Different disciplines push different postures, and the saddle needs shift with them:
- Road endurance/racing: long hours with moderate forward lean; common issues include sit-bone soreness, perineal numbness, and friction-related irritation.
- Triathlon/time trial: extreme pelvic rotation and sustained aero posture; riders often load the front more and need a shape that reduces midline compression while staying stable.
- Gravel/adventure: endurance duration plus vibration and micro-impacts; discomfort can come from cumulative pressure as well as repeated jostling that accelerates skin irritation.
This is why the “men’s vs. women’s” question is often the wrong first question. A better first question is: What position am I actually riding in for most of my hours?
A more useful way to think about saddle choice
Instead of shopping by label, shop by logic. You’re trying to achieve three outcomes at once: stable support, low midline pressure, and minimal friction.

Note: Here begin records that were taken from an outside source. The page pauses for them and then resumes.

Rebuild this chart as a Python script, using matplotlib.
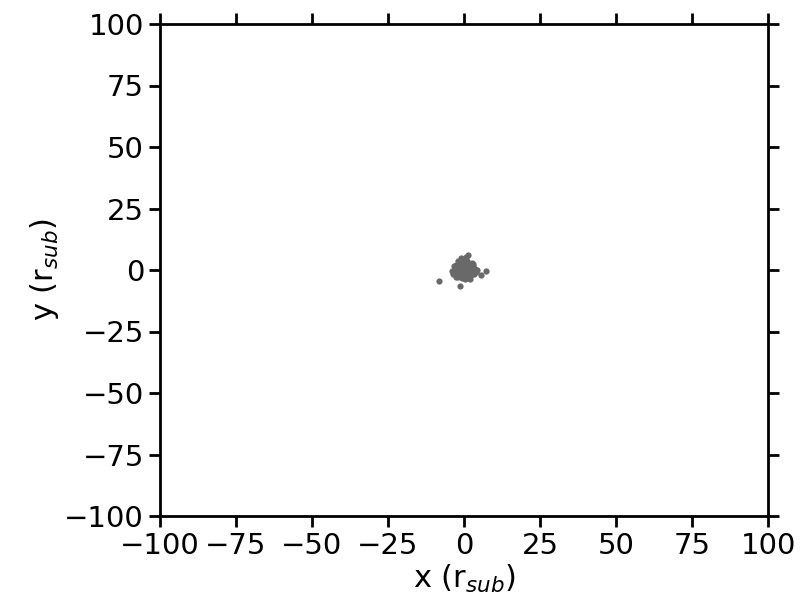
import numpy as np
import matplotlib
matplotlib.use('Agg')
import matplotlib.pyplot as plt

# positions in units of r_sub
x = [-8.2, -1.3, 7.2, 5.6, 1.3, 3.5, -3.0, -2.5, -2.0, -1.5, -1.0, -0.5, 0.0, 0.5,
     1.0, 1.5, 2.0, 2.5, 3.0, -2.8, -2.2, -1.7, -1.2, -0.7, -0.2, 0.3, 0.8, 1.3,
     1.8, 2.3, -2.0, -1.4, -0.8, -0.3, 0.2, 0.7, 1.2, 1.7, 2.2, -1.0, -0.4, 0.1,
     0.6, 1.1, -3.5, -3.2, 3.8, 4.2, -0.6, 0.4, -1.8, 2.8, -2.6, 1.9, 0.0, -0.9,
     3.2, -3.8, 2.6, -1.1]
y = [-4.3, -6.4, -0.4, -2.0, 6.1, 0.3, 0.5, 2.0, 3.5, 1.0, 4.0, 2.5, 1.5, 3.0,
     0.8, 2.2, 1.2, -0.5, 1.8, -1.5, -0.8, -2.0, -0.2, -1.2, 0.0, -0.7, -1.8, -0.3,
     -1.0, 0.5, -3.0, -2.6, -3.3, -2.2, -3.5, -2.8, -2.3, -3.1, -2.0, 5.0, 4.6, 4.2,
     5.3, 3.8, -1.8, 1.8, -1.0, -0.2, 0.9, 0.6, 1.5, 2.5, -2.8, -3.6, -1.5, -1.0,
     -1.8, -0.5, 3.0, 2.8]
ticks = [-100, -75, -50, -25, 0, 25, 50, 75, 100]

plt.rcParams['font.size'] = 22

fig = plt.figure(figsize=(8, 6), dpi=100)
ax = fig.add_axes([0.2, 0.14, 0.76, 0.82])

ax.plot(x, y, 'o', color='dimgray', markersize=4.5, markeredgewidth=0)

ax.set_xlim(-100, 100)
ax.set_ylim(-100, 100)
ax.set_xticks(ticks)
ax.set_yticks(ticks)
ax.set_xlabel('x (r$_{sub}$)', labelpad=2)
ax.set_ylabel('y (r$_{sub}$)', labelpad=2)

for s in ax.spines.values():
    s.set_linewidth(2)
ax.tick_params(direction='out', length=8, width=2, top=True, right=True,
               labelsize=21)

plt.savefig('out.png', dpi=100)
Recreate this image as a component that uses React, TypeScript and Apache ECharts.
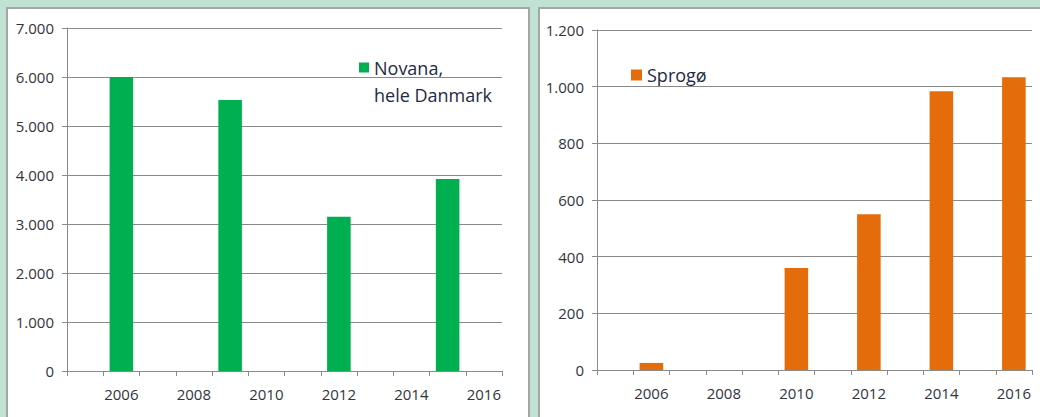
import React, { useEffect, useRef } from "react";
import * as echarts from "echarts";

const years = ["2005", "2006", "2007", "2008", "2009", "2010", "2011", "2012", "2013", "2014", "2015", "2016"];
const novanaValues: (number | null)[] = [null, 6000, null, null, 5530, null, null, 3150, null, null, 3920, null];
const sprogoValues: (number | null)[] = [null, 25, null, null, null, 360, null, 550, null, 984, null, 1033];
const novanaName = "Novana, hele Danmark";
const sprogoName = "Sprogø";

const FONT = "'Open Sans', 'Noto Sans', sans-serif";
const fmt = (v: number) => String(v).replace(/\B(?=(\d{3})+(?!\d))/g, ".");

export default function App() {
  const ref = useRef<HTMLDivElement>(null);
  useEffect(() => {
    if (!ref.current) return;
    const chart = echarts.init(ref.current, null, { renderer: "svg" });
    const gridLine = { lineStyle: { color: "#8a8a8a", width: 1 } };
    const xAxisCommon = {
      type: "category" as const,
      data: years,
      axisLine: { lineStyle: { color: "#8a8a8a" } },
      axisTick: { show: true, interval: 0, alignWithLabel: false, length: 5, lineStyle: { color: "#8a8a8a" } },
      axisLabel: {
        interval: (i: number) => i % 2 === 1,
        color: "#333340",
        fontFamily: FONT,
        fontSize: 15,
        margin: 15,
      },
    };
    const yAxisCommon = {
      type: "value" as const,
      min: 0,
      axisLine: { show: true, lineStyle: { color: "#8a8a8a" } },
      axisTick: { show: true, length: 5, lineStyle: { color: "#8a8a8a" } },
      splitLine: gridLine,
      axisLabel: { color: "#333340", fontFamily: FONT, fontSize: 15, margin: 13, formatter: (v: number) => fmt(v) },
    };
    chart.setOption({
      animation: false,
      backgroundColor: "#c0e2d2",
      graphic: [
        { type: "rect", shape: { x: 7, y: 8, width: 522, height: 420 }, style: { fill: "#ffffff", stroke: "#a6a6a6", lineWidth: 2 }, z: -10 },
        { type: "rect", shape: { x: 539, y: 8, width: 510, height: 420 }, style: { fill: "#ffffff", stroke: "#a6a6a6", lineWidth: 2 }, z: -10 },
      ],
      grid: [
        { left: 67, right: 538, top: 28, bottom: 46 },
        { left: 597, right: 8, top: 30, bottom: 47 },
      ],
      xAxis: [
        { ...xAxisCommon, gridIndex: 0 },
        { ...xAxisCommon, gridIndex: 1 },
      ],
      yAxis: [
        { ...yAxisCommon, gridIndex: 0, max: 7000, interval: 1000 },
        { ...yAxisCommon, gridIndex: 1, max: 1200, interval: 200 },
      ],
      legend: [
        {
          data: [{ name: novanaName, icon: "rect" }],
          left: 359,
          top: 27,
          padding: 0,
          itemWidth: 10,
          itemHeight: 10,
          itemGap: 0,
          formatter: () => "\nNovana,\nhele Danmark",
          textStyle: { fontFamily: FONT, fontSize: 18, color: "#1f2a44", lineHeight: 27 },
        },
        {
          data: [{ name: sprogoName, icon: "rect" }],
          left: 631,
          top: 66,
          padding: 0,
          itemWidth: 11,
          itemHeight: 11,
          textStyle: { fontFamily: FONT, fontSize: 18, color: "#1f2a44" },
        },
      ],
      series: [
        {
          name: novanaName,
          type: "bar",
          xAxisIndex: 0,
          yAxisIndex: 0,
          data: novanaValues,
          barCategoryGap: "35%",
          itemStyle: { color: "#00b050" },
        },
        {
          name: sprogoName,
          type: "bar",
          xAxisIndex: 1,
          yAxisIndex: 1,
          data: sprogoValues,
          barCategoryGap: "35%",
          itemStyle: { color: "#e46c0a" },
        },
      ],
    });
    return () => chart.dispose();
  }, []);
  return <div ref={ref} style={{ position: "absolute", left: 0, top: 0, width: 1040, height: 417 }} />;
}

Here’s a practical sequence that works well for most riders:
- Start with your primary posture (upright, endurance-lean, aggressive/aero). Your posture predicts your pressure pattern better than any gender label.
- Prioritize stability. If you’re constantly scooting, rocking, or “searching” for a spot, something is off—often width, tilt, or nose shape.
- Do not negotiate with numbness. Numbness is a fit signal that you need to change pressure distribution.
- Respect millimeters. Small changes in saddle height, fore-aft, and tilt can completely change where pressure lands.
- Choose a path that lets you refine. Comfort is rarely solved in a single ride; it’s usually solved by controlled adjustments and feedback over time.
Where Bisaddle fits: replacing guesswork with adjustability
Fixed-shape saddles force you into trial-and-error: different widths, different cut-outs, different nose profiles—hoping one happens to match your anatomy and your posture. That approach can work, but it can take a long time and a lot of purchases.
Bisaddle takes a different route: it’s built around an adjustable shape concept, allowing riders to tune width and profile so the saddle can be matched to the rider’s needs rather than forcing the rider to adapt to a preset shape. For riders who bounce between positions (or disciplines), that adjustability can be especially valuable because the interface can be re-tuned when posture and pressure patterns change.
The takeaway
“Women’s” and “men’s” saddles aren’t meaningless—but they’re often overtrusted. In practice, the saddle that works best is the one that supports your skeleton, unloads your soft tissue, and matches your riding posture for the hours you actually spend on the bike.
If you want a modern way to approach the problem, stop starting with the label. Start with pressure, posture, and support—and you’ll make better choices faster.